__Input__
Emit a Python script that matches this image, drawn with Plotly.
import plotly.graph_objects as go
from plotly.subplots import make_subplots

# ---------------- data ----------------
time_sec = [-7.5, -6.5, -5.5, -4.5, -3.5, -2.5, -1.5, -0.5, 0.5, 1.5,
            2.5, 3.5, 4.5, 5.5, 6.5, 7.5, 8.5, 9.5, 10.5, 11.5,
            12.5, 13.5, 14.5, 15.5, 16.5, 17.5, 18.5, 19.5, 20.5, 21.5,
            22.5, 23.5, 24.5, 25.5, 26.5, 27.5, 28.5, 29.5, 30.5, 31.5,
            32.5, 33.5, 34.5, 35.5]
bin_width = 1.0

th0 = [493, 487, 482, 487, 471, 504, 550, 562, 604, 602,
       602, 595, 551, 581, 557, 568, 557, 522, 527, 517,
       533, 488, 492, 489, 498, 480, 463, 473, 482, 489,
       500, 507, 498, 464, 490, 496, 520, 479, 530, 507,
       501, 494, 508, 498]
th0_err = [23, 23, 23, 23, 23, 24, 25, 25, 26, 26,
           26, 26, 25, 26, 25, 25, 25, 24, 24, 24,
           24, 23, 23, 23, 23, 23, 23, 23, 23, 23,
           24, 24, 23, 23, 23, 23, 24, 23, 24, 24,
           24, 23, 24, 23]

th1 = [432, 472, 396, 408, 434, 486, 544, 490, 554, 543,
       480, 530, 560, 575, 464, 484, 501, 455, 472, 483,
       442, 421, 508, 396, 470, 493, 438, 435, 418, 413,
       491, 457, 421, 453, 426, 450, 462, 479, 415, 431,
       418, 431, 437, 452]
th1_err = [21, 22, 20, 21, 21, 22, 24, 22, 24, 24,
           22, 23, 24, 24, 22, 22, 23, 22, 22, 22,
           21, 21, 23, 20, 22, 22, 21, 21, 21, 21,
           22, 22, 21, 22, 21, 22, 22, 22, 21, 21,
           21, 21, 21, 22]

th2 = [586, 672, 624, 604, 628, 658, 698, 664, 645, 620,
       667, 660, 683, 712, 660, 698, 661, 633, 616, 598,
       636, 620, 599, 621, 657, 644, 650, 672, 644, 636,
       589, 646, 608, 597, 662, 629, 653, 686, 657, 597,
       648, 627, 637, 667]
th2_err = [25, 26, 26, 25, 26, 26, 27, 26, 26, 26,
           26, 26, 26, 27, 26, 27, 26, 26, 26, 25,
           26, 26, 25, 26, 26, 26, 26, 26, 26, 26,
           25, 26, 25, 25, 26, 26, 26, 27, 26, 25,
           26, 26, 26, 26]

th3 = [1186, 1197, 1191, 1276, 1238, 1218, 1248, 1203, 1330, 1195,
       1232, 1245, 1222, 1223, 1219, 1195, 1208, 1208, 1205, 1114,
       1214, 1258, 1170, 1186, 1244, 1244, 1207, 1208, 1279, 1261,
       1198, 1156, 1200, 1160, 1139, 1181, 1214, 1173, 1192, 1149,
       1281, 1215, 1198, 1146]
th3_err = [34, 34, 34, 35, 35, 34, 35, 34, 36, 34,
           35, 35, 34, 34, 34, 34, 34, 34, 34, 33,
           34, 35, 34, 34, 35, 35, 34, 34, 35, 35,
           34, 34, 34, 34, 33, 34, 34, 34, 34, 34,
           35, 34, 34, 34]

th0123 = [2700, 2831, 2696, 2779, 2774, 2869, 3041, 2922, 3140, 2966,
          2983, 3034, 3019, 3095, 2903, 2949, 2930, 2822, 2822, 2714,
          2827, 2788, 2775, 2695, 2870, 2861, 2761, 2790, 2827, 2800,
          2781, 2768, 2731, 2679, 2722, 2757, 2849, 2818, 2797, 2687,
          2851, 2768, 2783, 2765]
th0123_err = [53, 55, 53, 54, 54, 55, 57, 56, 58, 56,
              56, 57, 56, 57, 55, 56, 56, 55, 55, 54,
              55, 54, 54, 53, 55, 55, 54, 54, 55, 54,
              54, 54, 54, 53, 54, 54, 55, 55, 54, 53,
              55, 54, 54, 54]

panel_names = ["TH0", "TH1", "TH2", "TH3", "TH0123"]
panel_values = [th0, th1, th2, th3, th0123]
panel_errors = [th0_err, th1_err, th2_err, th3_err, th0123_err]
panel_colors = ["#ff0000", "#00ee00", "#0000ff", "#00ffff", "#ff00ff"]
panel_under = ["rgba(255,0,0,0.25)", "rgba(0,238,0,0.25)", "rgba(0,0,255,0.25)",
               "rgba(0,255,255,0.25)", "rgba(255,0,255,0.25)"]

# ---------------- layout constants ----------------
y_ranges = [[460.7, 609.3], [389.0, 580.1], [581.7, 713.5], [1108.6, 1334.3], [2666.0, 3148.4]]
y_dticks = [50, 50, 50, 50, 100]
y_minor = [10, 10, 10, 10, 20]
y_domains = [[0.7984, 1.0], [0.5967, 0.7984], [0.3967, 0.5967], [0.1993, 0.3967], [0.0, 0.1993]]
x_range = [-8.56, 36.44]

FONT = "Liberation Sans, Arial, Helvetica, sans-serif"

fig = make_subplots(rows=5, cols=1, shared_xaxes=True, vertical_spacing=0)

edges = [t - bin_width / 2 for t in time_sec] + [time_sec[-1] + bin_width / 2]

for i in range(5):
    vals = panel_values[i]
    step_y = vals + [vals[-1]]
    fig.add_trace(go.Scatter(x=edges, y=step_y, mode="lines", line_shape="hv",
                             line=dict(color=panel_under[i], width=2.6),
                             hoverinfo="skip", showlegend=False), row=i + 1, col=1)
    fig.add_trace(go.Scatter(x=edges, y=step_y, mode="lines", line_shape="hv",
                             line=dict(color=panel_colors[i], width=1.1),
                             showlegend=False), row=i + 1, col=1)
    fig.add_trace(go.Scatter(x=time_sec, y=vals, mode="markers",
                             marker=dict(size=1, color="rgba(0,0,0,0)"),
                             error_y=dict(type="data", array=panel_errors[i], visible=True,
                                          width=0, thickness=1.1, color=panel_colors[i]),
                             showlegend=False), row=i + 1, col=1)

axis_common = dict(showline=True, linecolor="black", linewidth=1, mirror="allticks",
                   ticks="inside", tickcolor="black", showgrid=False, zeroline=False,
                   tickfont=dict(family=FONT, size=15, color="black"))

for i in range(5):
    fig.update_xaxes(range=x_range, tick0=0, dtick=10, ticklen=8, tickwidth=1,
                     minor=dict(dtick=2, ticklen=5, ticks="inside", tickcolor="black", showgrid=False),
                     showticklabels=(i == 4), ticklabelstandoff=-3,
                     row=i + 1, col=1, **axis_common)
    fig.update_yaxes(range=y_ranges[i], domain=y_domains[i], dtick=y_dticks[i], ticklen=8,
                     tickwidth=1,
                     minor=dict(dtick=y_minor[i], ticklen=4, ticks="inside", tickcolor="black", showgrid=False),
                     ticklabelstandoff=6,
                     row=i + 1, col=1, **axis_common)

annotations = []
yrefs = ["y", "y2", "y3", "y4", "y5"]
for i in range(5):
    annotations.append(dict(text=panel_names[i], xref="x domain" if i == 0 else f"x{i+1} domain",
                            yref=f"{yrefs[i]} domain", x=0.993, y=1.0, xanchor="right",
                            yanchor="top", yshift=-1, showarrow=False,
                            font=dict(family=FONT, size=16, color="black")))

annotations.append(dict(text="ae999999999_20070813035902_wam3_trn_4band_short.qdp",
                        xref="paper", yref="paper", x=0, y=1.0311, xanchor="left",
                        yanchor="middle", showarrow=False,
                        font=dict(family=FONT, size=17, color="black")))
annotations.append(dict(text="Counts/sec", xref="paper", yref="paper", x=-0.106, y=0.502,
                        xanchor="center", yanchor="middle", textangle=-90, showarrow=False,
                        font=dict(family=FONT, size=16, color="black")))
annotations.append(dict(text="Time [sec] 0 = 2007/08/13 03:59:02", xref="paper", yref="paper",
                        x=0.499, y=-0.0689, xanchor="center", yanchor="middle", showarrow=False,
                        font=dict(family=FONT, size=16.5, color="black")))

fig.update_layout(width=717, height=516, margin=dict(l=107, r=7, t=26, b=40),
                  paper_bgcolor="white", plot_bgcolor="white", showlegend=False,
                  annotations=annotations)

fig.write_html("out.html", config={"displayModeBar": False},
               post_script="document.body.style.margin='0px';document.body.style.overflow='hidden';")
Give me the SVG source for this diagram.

__Exercise requirements__
Quote the records above exactly, from the first line through the line containing "bin_width = 1.0", and nothing more.

__Exercise output__
Emit a Python script that matches this image, drawn with Plotly.
import plotly.graph_objects as go
from plotly.subplots import make_subplots

# ---------------- data ----------------
time_sec = [-7.5, -6.5, -5.5, -4.5, -3.5, -2.5, -1.5, -0.5, 0.5, 1.5,
            2.5, 3.5, 4.5, 5.5, 6.5, 7.5, 8.5, 9.5, 10.5, 11.5,
            12.5, 13.5, 14.5, 15.5, 16.5, 17.5, 18.5, 19.5, 20.5, 21.5,
            22.5, 23.5, 24.5, 25.5, 26.5, 27.5, 28.5, 29.5, 30.5, 31.5,
            32.5, 33.5, 34.5, 35.5]
bin_width = 1.0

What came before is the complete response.